• _EXERCISE TASK_
Transcribe all the records exactly and omit any images they hold.

• _ENTRIES SUPPLIED_
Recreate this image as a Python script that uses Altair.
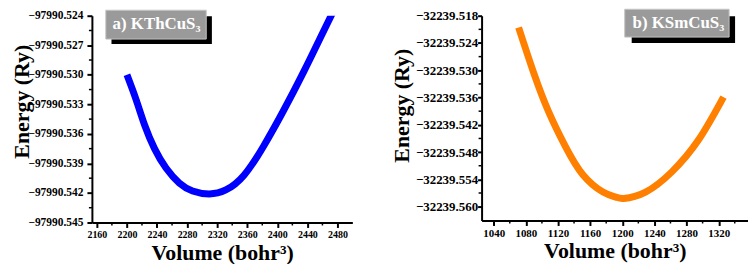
import altair as alt
import pandas as pd

# ---- Panel a) KThCuS3 ----
a_volume = [2200, 2212.5, 2223.5, 2236.7, 2252.2, 2269.7, 2287.3, 2309.4, 2331.5,
            2355.7, 2382.1, 2408.5, 2435, 2460, 2478]
a_energy = [-97990.5300, -97990.5326, -97990.5351, -97990.5375, -97990.5395, -97990.5410,
            -97990.5418, -97990.5421, -97990.5417, -97990.5402, -97990.5372, -97990.5336,
            -97990.5297, -97990.5258, -97990.5230]
a_x_ticks = [2160, 2200, 2240, 2280, 2320, 2360, 2400, 2440, 2480]
a_x_minor = [2180, 2220, 2260, 2300, 2340, 2380, 2420, 2460]
a_y_ticks = [-97990.545, -97990.542, -97990.539, -97990.536, -97990.533,
             -97990.530, -97990.527, -97990.524]
a_y_minor = [-97990.5435, -97990.5405, -97990.5375, -97990.5345,
             -97990.5315, -97990.5285, -97990.5255]
a_label = "a) KThCuS₃"

# ---- Panel b) KSmCuS3 ----
b_volume = [1071, 1090, 1108, 1129, 1151, 1176, 1192, 1202, 1229, 1262, 1295, 1326]
b_energy = [-32239.5206, -32239.5307, -32239.5390, -32239.5467, -32239.5530, -32239.5568,
            -32239.5579, -32239.5582, -32239.5568, -32239.5523, -32239.5453, -32239.5359]
b_x_ticks = [1040, 1080, 1120, 1160, 1200, 1240, 1280, 1320]
b_x_minor = [1060, 1100, 1140, 1180, 1220, 1260, 1300, 1340]
b_y_ticks = [-32239.560, -32239.554, -32239.548, -32239.542, -32239.536,
             -32239.530, -32239.524, -32239.518]
b_y_minor = [-32239.557, -32239.551, -32239.545, -32239.539,
             -32239.533, -32239.527, -32239.521]
b_label = "b) KSmCuS₃"

FONT = "Liberation Serif"


def panel(vol, en, color, xdom, ydom, xticks, xminor, yticks, yminor, w, h, label,
          ylab_size, xlab_size, ylab_pad, ytick_size, ytitle_x, ytitle_y,
          box, shadow, text_xy):
    df = pd.DataFrame({"V": vol, "E": en})
    xs = alt.Scale(domain=xdom, nice=False, zero=False)
    ys = alt.Scale(domain=ydom, nice=False, zero=False)
    xax = alt.Axis(
        values=xticks, format="d", title="Volume (bohr³)",
        labelFontSize=xlab_size, labelPadding=2, tickSize=5,
        titleFontSize=22, titleBaseline="alphabetic", titleY=37,
        titleX=w / 2, titleAlign="center")
    yax = alt.Axis(
        values=yticks, format=".3f", title="Energy (Ry)",
        labelFontSize=ylab_size, labelPadding=ylab_pad, tickSize=ytick_size,
        titleFontSize=22, titleAngle=270, titleBaseline="alphabetic",
        titleAlign="center", titleX=ytitle_x, titleY=ytitle_y)
    X = alt.X("V:Q", scale=xs, axis=xax)
    Y = alt.Y("E:Q", scale=ys, axis=yax)
    line = alt.Chart(df).mark_line(
        color=color, strokeWidth=7, interpolate="natural", clip=True, strokeCap="butt"
    ).encode(x=X, y=Y)
    ymin = alt.Chart(pd.DataFrame({"E": yminor})).mark_rule(
        color="black", strokeWidth=1.5
    ).encode(y=Y, x=alt.value(0), x2=alt.value(-3))
    xmin = alt.Chart(pd.DataFrame({"V": xminor})).mark_rule(
        color="black", strokeWidth=1.5
    ).encode(x=X, y=alt.value(h), y2=alt.value(h + 3))
    tdf = pd.DataFrame({"t": [label]})
    sh = alt.Chart(tdf).mark_rect(color="black").encode(
        x=alt.value(shadow[0]), x2=alt.value(shadow[1]),
        y=alt.value(shadow[2]), y2=alt.value(shadow[3]))
    bx = alt.Chart(tdf).mark_rect(color="#9a9a9a", stroke="#c4c4c4", strokeWidth=1).encode(
        x=alt.value(box[0]), x2=alt.value(box[1]),
        y=alt.value(box[2]), y2=alt.value(box[3]))
    tx = alt.Chart(tdf).mark_text(
        font=FONT, fontSize=17, fontWeight="bold", color="white",
        align="center", baseline="middle"
    ).encode(x=alt.value(text_xy[0]), y=alt.value(text_xy[1]), text="t:N")
    return alt.layer(line, ymin, xmin, sh, bx, tx).properties(width=w, height=h)


left = panel(a_volume, a_energy, "#0000ff", [2153.4, 2499.8], [-97990.545, -97990.524],
             a_x_ticks, a_x_minor, a_y_ticks, a_y_minor, 262, 208, a_label,
             11.5, 10, 4, 5, -64, 86,
             box=[14, 115, -5.5, 23.5], shadow=[19.7, 120.7, 0.5, 28.5], text_xy=[65, 8.3])

right = panel(b_volume, b_energy, "#ff8000", [1024.9, 1356.5], [-32239.56305, -32239.518],
              b_x_ticks, b_x_minor, b_y_ticks, b_y_minor, 268, 206, b_label,
              13, 11, 0, 4, -74, 90,
              box=[144, 249, -6.5, 21.5], shadow=[151, 255, 0.5, 27.5], text_xy=[198, 7])

chart = alt.hconcat(left, right, spacing=130, bounds="flush").properties(
    padding={"left": 2.4, "top": 0, "right": 0, "bottom": 0}
).configure_view(stroke=None).configure_axis(
    grid=False, domainColor="black", domainWidth=2, tickColor="black", tickWidth=2,
    labelFont=FONT, labelFontWeight="bold", labelColor="black",
    titleFont=FONT, titleFontWeight="bold", titleColor="black",
)

chart.save("out.html", embed_options={"renderer": "svg", "actions": False})
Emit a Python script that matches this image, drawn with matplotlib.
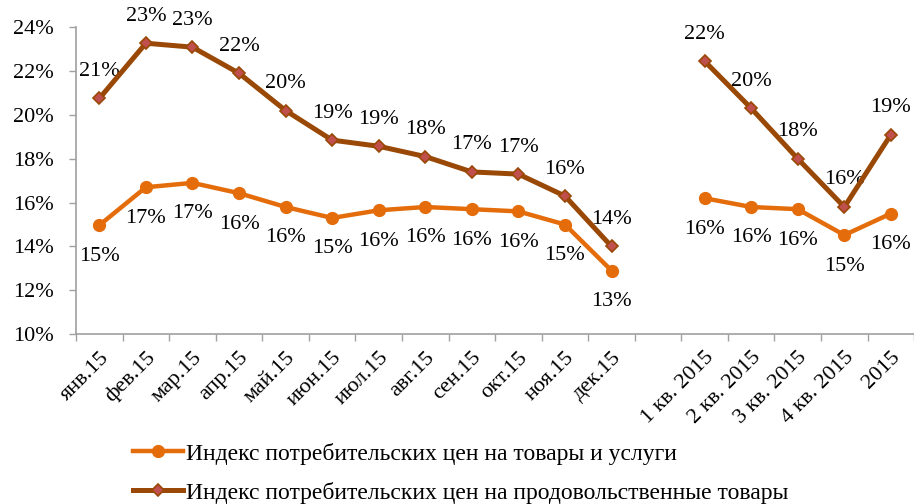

• _FULL SOLUTION_
Recreate this image as a Python script that uses Altair.
import altair as alt
import pandas as pd

# ---- Panel a) KThCuS3 ----
a_volume = [2200, 2212.5, 2223.5, 2236.7, 2252.2, 2269.7, 2287.3, 2309.4, 2331.5,
            2355.7, 2382.1, 2408.5, 2435, 2460, 2478]
a_energy = [-97990.5300, -97990.5326, -97990.5351, -97990.5375, -97990.5395, -97990.5410,
            -97990.5418, -97990.5421, -97990.5417, -97990.5402, -97990.5372, -97990.5336,
            -97990.5297, -97990.5258, -97990.5230]
a_x_ticks = [2160, 2200, 2240, 2280, 2320, 2360, 2400, 2440, 2480]
a_x_minor = [2180, 2220, 2260, 2300, 2340, 2380, 2420, 2460]
a_y_ticks = [-97990.545, -97990.542, -97990.539, -97990.536, -97990.533,
             -97990.530, -97990.527, -97990.524]
a_y_minor = [-97990.5435, -97990.5405, -97990.5375, -97990.5345,
             -97990.5315, -97990.5285, -97990.5255]
a_label = "a) KThCuS₃"

# ---- Panel b) KSmCuS3 ----
b_volume = [1071, 1090, 1108, 1129, 1151, 1176, 1192, 1202, 1229, 1262, 1295, 1326]
b_energy = [-32239.5206, -32239.5307, -32239.5390, -32239.5467, -32239.5530, -32239.5568,
            -32239.5579, -32239.5582, -32239.5568, -32239.5523, -32239.5453, -32239.5359]
b_x_ticks = [1040, 1080, 1120, 1160, 1200, 1240, 1280, 1320]
b_x_minor = [1060, 1100, 1140, 1180, 1220, 1260, 1300, 1340]
b_y_ticks = [-32239.560, -32239.554, -32239.548, -32239.542, -32239.536,
             -32239.530, -32239.524, -32239.518]
b_y_minor = [-32239.557, -32239.551, -32239.545, -32239.539,
             -32239.533, -32239.527, -32239.521]
b_label = "b) KSmCuS₃"

FONT = "Liberation Serif"


def panel(vol, en, color, xdom, ydom, xticks, xminor, yticks, yminor, w, h, label,
          ylab_size, xlab_size, ylab_pad, ytick_size, ytitle_x, ytitle_y,
          box, shadow, text_xy):
    df = pd.DataFrame({"V": vol, "E": en})
    xs = alt.Scale(domain=xdom, nice=False, zero=False)
    ys = alt.Scale(domain=ydom, nice=False, zero=False)
    xax = alt.Axis(
        values=xticks, format="d", title="Volume (bohr³)",
        labelFontSize=xlab_size, labelPadding=2, tickSize=5,
        titleFontSize=22, titleBaseline="alphabetic", titleY=37,
        titleX=w / 2, titleAlign="center")
    yax = alt.Axis(
        values=yticks, format=".3f", title="Energy (Ry)",
        labelFontSize=ylab_size, labelPadding=ylab_pad, tickSize=ytick_size,
        titleFontSize=22, titleAngle=270, titleBaseline="alphabetic",
        titleAlign="center", titleX=ytitle_x, titleY=ytitle_y)
    X = alt.X("V:Q", scale=xs, axis=xax)
    Y = alt.Y("E:Q", scale=ys, axis=yax)
    line = alt.Chart(df).mark_line(
        color=color, strokeWidth=7, interpolate="natural", clip=True, strokeCap="butt"
    ).encode(x=X, y=Y)
    ymin = alt.Chart(pd.DataFrame({"E": yminor})).mark_rule(
        color="black", strokeWidth=1.5
    ).encode(y=Y, x=alt.value(0), x2=alt.value(-3))
    xmin = alt.Chart(pd.DataFrame({"V": xminor})).mark_rule(
        color="black", strokeWidth=1.5
    ).encode(x=X, y=alt.value(h), y2=alt.value(h + 3))
    tdf = pd.DataFrame({"t": [label]})
    sh = alt.Chart(tdf).mark_rect(color="black").encode(
        x=alt.value(shadow[0]), x2=alt.value(shadow[1]),
        y=alt.value(shadow[2]), y2=alt.value(shadow[3]))
    bx = alt.Chart(tdf).mark_rect(color="#9a9a9a", stroke="#c4c4c4", strokeWidth=1).encode(
        x=alt.value(box[0]), x2=alt.value(box[1]),
        y=alt.value(box[2]), y2=alt.value(box[3]))
    tx = alt.Chart(tdf).mark_text(
        font=FONT, fontSize=17, fontWeight="bold", color="white",
        align="center", baseline="middle"
    ).encode(x=alt.value(text_xy[0]), y=alt.value(text_xy[1]), text="t:N")
    return alt.layer(line, ymin, xmin, sh, bx, tx).properties(width=w, height=h)


left = panel(a_volume, a_energy, "#0000ff", [2153.4, 2499.8], [-97990.545, -97990.524],
             a_x_ticks, a_x_minor, a_y_ticks, a_y_minor, 262, 208, a_label,
             11.5, 10, 4, 5, -64, 86,
             box=[14, 115, -5.5, 23.5], shadow=[19.7, 120.7, 0.5, 28.5], text_xy=[65, 8.3])

right = panel(b_volume, b_energy, "#ff8000", [1024.9, 1356.5], [-32239.56305, -32239.518],
              b_x_ticks, b_x_minor, b_y_ticks, b_y_minor, 268, 206, b_label,
              13, 11, 0, 4, -74, 90,
              box=[144, 249, -6.5, 21.5], shadow=[151, 255, 0.5, 27.5], text_xy=[198, 7])

chart = alt.hconcat(left, right, spacing=130, bounds="flush").properties(
    padding={"left": 2.4, "top": 0, "right": 0, "bottom": 0}
).configure_view(stroke=None).configure_axis(
    grid=False, domainColor="black", domainWidth=2, tickColor="black", tickWidth=2,
    labelFont=FONT, labelFontWeight="bold", labelColor="black",
    titleFont=FONT, titleFontWeight="bold", titleColor="black",
)

chart.save("out.html", embed_options={"renderer": "svg", "actions": False})
Emit a Python script that matches this image, drawn with matplotlib.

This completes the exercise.